BEGIN Data excerpt

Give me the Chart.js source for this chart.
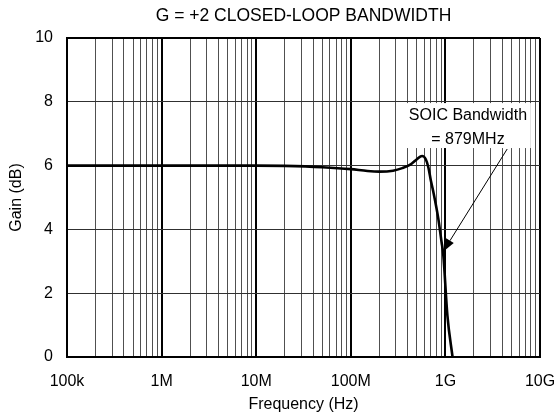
<!DOCTYPE html>
<html>
<head>
<meta charset="utf-8">
<script src="https://cdn.jsdelivr.net/npm/chart.js@4.4.1/dist/chart.umd.min.js"></script>
<style>
  html, body { margin: 0; padding: 0; background: #fff; }
  canvas { display: block; }
</style>
</head>
<body>
<canvas id="bwChart" width="556" height="414"></canvas>
<script>
// frequency response (Hz, dB)
const freqHz = [1e5, 1e6, 1e7, 2e7, 5e7, 1e8, 1.5e8, 2e8, 2.8e8, 3.5e8, 4.3e8, 5e8, 5.66e8, 6.2e8, 6.6e8, 7.0e8, 7.45e8, 8.4e8, 9.1e8, 9.5e8, 1.05e9, 1.19e9];
const gainDb = [6.0, 6.0, 6.0, 5.99, 5.95, 5.89, 5.83, 5.81, 5.84, 5.92, 6.04, 6.2, 6.3, 6.2, 5.95, 5.55, 5.18, 4.35, 3.61, 3.2, 1.3, 0];

const xTickValues = [1e5, 1e6, 1e7, 1e8, 1e9, 1e10];
const xTickLabels = ['100k', '1M', '10M', '100M', '1G', '10G'];
const yTicks = [0, 2, 4, 6, 8, 10];

const noteLines = ['SOIC Bandwidth', '= 879MHz'];

const FONT = "'Liberation Sans', Arial, sans-serif";

// callout box + arrow, placed in data units
const callout = {
    id: 'callout',
    afterDatasetsDraw(chart) {
        const ctx = chart.ctx;
        const xs = chart.scales.x, ys = chart.scales.y;
        const left = xs.getPixelForValue(3.75e8), right = xs.getPixelForValue(8e9);
        const top = ys.getPixelForValue(7.96), bottom = ys.getPixelForValue(6.55);
        ctx.save();
        ctx.fillStyle = '#fff';
        ctx.fillRect(left, top, right - left, bottom - top);
        ctx.fillStyle = '#000';
        ctx.font = '16px ' + FONT;
        ctx.textAlign = 'center';
        ctx.textBaseline = 'middle';
        const cx = (left + right) / 2;
        ctx.fillText(noteLines[0], cx, ys.getPixelForValue(7.58));
        ctx.fillText(noteLines[1], cx, ys.getPixelForValue(6.8));

        // arrow
        const x1 = xs.getPixelForValue(4.5e9), y1 = ys.getPixelForValue(6.52);
        const x2 = xs.getPixelForValue(9.45e8), y2 = ys.getPixelForValue(3.3);
        const ang = Math.atan2(y2 - y1, x2 - x1);
        const headLen = 13, headW = 4.5;
        ctx.strokeStyle = '#000';
        ctx.lineWidth = 1;
        ctx.beginPath();
        ctx.moveTo(x1, y1);
        ctx.lineTo(x2 - Math.cos(ang) * headLen, y2 - Math.sin(ang) * headLen);
        ctx.stroke();
        ctx.beginPath();
        ctx.moveTo(x2, y2);
        ctx.lineTo(x2 - Math.cos(ang) * headLen - Math.sin(ang) * headW, y2 - Math.sin(ang) * headLen + Math.cos(ang) * headW);
        ctx.lineTo(x2 - Math.cos(ang) * headLen + Math.sin(ang) * headW, y2 - Math.sin(ang) * headLen - Math.cos(ang) * headW);
        ctx.closePath();
        ctx.fill();
        ctx.restore();
    }
};

new Chart(document.getElementById('bwChart'), {
    type: 'line',
    data: {
        datasets: [{
            data: freqHz.map((f, i) => ({ x: f, y: gainDb[i] })),
            borderColor: '#000',
            borderWidth: 2.6,
            pointRadius: 0,
            cubicInterpolationMode: 'monotone',
            fill: false
        }]
    },
    options: {
        responsive: false,
        animation: false,
        devicePixelRatio: 1,
        layout: { padding: { left: 0, right: 16, top: 0, bottom: 0 } },
        plugins: {
            legend: { display: false },
            tooltip: { enabled: false },
            title: {
                display: true,
                fullSize: false,
                text: 'G = +2 CLOSED-LOOP BANDWIDTH',
                color: '#000',
                font: { family: FONT, size: 17.5, weight: 'normal' },
                padding: { top: 6, bottom: 11 }
            }
        },
        scales: {
            x: {
                type: 'logarithmic',
                min: 1e5,
                max: 1e10,
                afterBuildTicks(scale) {
                    const t = [];
                    xTickValues.forEach((d, i) => {
                        if (i === xTickValues.length - 1) { t.push({ value: d }); return; }
                        for (let m = 1; m <= 9; m++) t.push({ value: m * d });
                    });
                    scale.ticks = t;
                },
                afterFit(scale) {
                    scale.height = 57;
                    scale.paddingLeft = 0;
                    scale.paddingRight = 0;
                },
                grid: {
                    drawTicks: false,
                    color: c => xTickValues.includes(c.tick.value) ? '#000' : '#505050',
                    lineWidth: c => xTickValues.includes(c.tick.value) ? 2 : 1
                },
                border: { color: '#000', width: 2 },
                ticks: {
                    autoSkip: false,
                    maxRotation: 0,
                    padding: 15,
                    color: '#000',
                    font: { family: FONT, size: 16 },
                    callback(v) {
                        const i = xTickValues.indexOf(v);
                        return i >= 0 ? xTickLabels[i] : '';
                    }
                },
                title: {
                    display: true,
                    text: 'Frequency (Hz)',
                    color: '#000',
                    font: { family: FONT, size: 16 },
                    padding: { top: 0, bottom: 0 }
                }
            },
            y: {
                min: 0,
                max: 10,
                afterBuildTicks(scale) { scale.ticks = yTicks.map(v => ({ value: v })); },
                afterFit(scale) { scale.width = 67; },
                grid: {
                    drawTicks: false,
                    color: c => (c.tick.value === 10 ? '#000' : '#303030'),
                    lineWidth: c => (c.tick.value === 10 ? 2 : 1)
                },
                border: { color: '#000', width: 2 },
                ticks: {
                    padding: 14,
                    color: '#000',
                    font: { family: FONT, size: 16 }
                },
                title: {
                    display: true,
                    text: 'Gain (dB)',
                    color: '#000',
                    font: { family: FONT, size: 16 },
                    padding: { top: 7, bottom: 0 }
                }
            }
        }
    },
    plugins: [callout]
});
</script>
</body>
</html>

END Data excerpt

§ Problem requirements
Using the material above, set down every line exactly, but skip the pictures.

§ Solved problem
Give me the Chart.js source for this chart.
<!DOCTYPE html>
<html>
<head>
<meta charset="utf-8">
<script src="https://cdn.jsdelivr.net/npm/chart.js@4.4.1/dist/chart.umd.min.js"></script>
<style>
  html, body { margin: 0; padding: 0; background: #fff; }
  canvas { display: block; }
</style>
</head>
<body>
<canvas id="bwChart" width="556" height="414"></canvas>
<script>
// frequency response (Hz, dB)
const freqHz = [1e5, 1e6, 1e7, 2e7, 5e7, 1e8, 1.5e8, 2e8, 2.8e8, 3.5e8, 4.3e8, 5e8, 5.66e8, 6.2e8, 6.6e8, 7.0e8, 7.45e8, 8.4e8, 9.1e8, 9.5e8, 1.05e9, 1.19e9];
const gainDb = [6.0, 6.0, 6.0, 5.99, 5.95, 5.89, 5.83, 5.81, 5.84, 5.92, 6.04, 6.2, 6.3, 6.2, 5.95, 5.55, 5.18, 4.35, 3.61, 3.2, 1.3, 0];

const xTickValues = [1e5, 1e6, 1e7, 1e8, 1e9, 1e10];
const xTickLabels = ['100k', '1M', '10M', '100M', '1G', '10G'];
const yTicks = [0, 2, 4, 6, 8, 10];

const noteLines = ['SOIC Bandwidth', '= 879MHz'];

const FONT = "'Liberation Sans', Arial, sans-serif";

// callout box + arrow, placed in data units
const callout = {
    id: 'callout',
    afterDatasetsDraw(chart) {
        const ctx = chart.ctx;
        const xs = chart.scales.x, ys = chart.scales.y;
        const left = xs.getPixelForValue(3.75e8), right = xs.getPixelForValue(8e9);
        const top = ys.getPixelForValue(7.96), bottom = ys.getPixelForValue(6.55);
        ctx.save();
        ctx.fillStyle = '#fff';
        ctx.fillRect(left, top, right - left, bottom - top);
        ctx.fillStyle = '#000';
        ctx.font = '16px ' + FONT;
        ctx.textAlign = 'center';
        ctx.textBaseline = 'middle';
        const cx = (left + right) / 2;
        ctx.fillText(noteLines[0], cx, ys.getPixelForValue(7.58));
        ctx.fillText(noteLines[1], cx, ys.getPixelForValue(6.8));

        // arrow
        const x1 = xs.getPixelForValue(4.5e9), y1 = ys.getPixelForValue(6.52);
        const x2 = xs.getPixelForValue(9.45e8), y2 = ys.getPixelForValue(3.3);
        const ang = Math.atan2(y2 - y1, x2 - x1);
        const headLen = 13, headW = 4.5;
        ctx.strokeStyle = '#000';
        ctx.lineWidth = 1;
        ctx.beginPath();
        ctx.moveTo(x1, y1);
        ctx.lineTo(x2 - Math.cos(ang) * headLen, y2 - Math.sin(ang) * headLen);
        ctx.stroke();
        ctx.beginPath();
        ctx.moveTo(x2, y2);
        ctx.lineTo(x2 - Math.cos(ang) * headLen - Math.sin(ang) * headW, y2 - Math.sin(ang) * headLen + Math.cos(ang) * headW);
        ctx.lineTo(x2 - Math.cos(ang) * headLen + Math.sin(ang) * headW, y2 - Math.sin(ang) * headLen - Math.cos(ang) * headW);
        ctx.closePath();
        ctx.fill();
        ctx.restore();
    }
};

new Chart(document.getElementById('bwChart'), {
    type: 'line',
    data: {
        datasets: [{
            data: freqHz.map((f, i) => ({ x: f, y: gainDb[i] })),
            borderColor: '#000',
            borderWidth: 2.6,
            pointRadius: 0,
            cubicInterpolationMode: 'monotone',
            fill: false
        }]
    },
    options: {
        responsive: false,
        animation: false,
        devicePixelRatio: 1,
        layout: { padding: { left: 0, right: 16, top: 0, bottom: 0 } },
        plugins: {
            legend: { display: false },
            tooltip: { enabled: false },
            title: {
                display: true,
                fullSize: false,
                text: 'G = +2 CLOSED-LOOP BANDWIDTH',
                color: '#000',
                font: { family: FONT, size: 17.5, weight: 'normal' },
                padding: { top: 6, bottom: 11 }
            }
        },
        scales: {
            x: {
                type: 'logarithmic',
                min: 1e5,
                max: 1e10,
                afterBuildTicks(scale) {
                    const t = [];
                    xTickValues.forEach((d, i) => {
                        if (i === xTickValues.length - 1) { t.push({ value: d }); return; }
                        for (let m = 1; m <= 9; m++) t.push({ value: m * d });
                    });
                    scale.ticks = t;
                },
                afterFit(scale) {
                    scale.height = 57;
                    scale.paddingLeft = 0;
                    scale.paddingRight = 0;
                },
                grid: {
                    drawTicks: false,
                    color: c => xTickValues.includes(c.tick.value) ? '#000' : '#505050',
                    lineWidth: c => xTickValues.includes(c.tick.value) ? 2 : 1
                },
                border: { color: '#000', width: 2 },
                ticks: {
                    autoSkip: false,
                    maxRotation: 0,
                    padding: 15,
                    color: '#000',
                    font: { family: FONT, size: 16 },
                    callback(v) {
                        const i = xTickValues.indexOf(v);
                        return i >= 0 ? xTickLabels[i] : '';
                    }
                },
                title: {
                    display: true,
                    text: 'Frequency (Hz)',
                    color: '#000',
                    font: { family: FONT, size: 16 },
                    padding: { top: 0, bottom: 0 }
                }
            },
            y: {
                min: 0,
                max: 10,
                afterBuildTicks(scale) { scale.ticks = yTicks.map(v => ({ value: v })); },
                afterFit(scale) { scale.width = 67; },
                grid: {
                    drawTicks: false,
                    color: c => (c.tick.value === 10 ? '#000' : '#303030'),
                    lineWidth: c => (c.tick.value === 10 ? 2 : 1)
                },
                border: { color: '#000', width: 2 },
                ticks: {
                    padding: 14,
                    color: '#000',
                    font: { family: FONT, size: 16 }
                },
                title: {
                    display: true,
                    text: 'Gain (dB)',
                    color: '#000',
                    font: { family: FONT, size: 16 },
                    padding: { top: 7, bottom: 0 }
                }
            }
        }
    },
    plugins: [callout]
});
</script>
</body>
</html>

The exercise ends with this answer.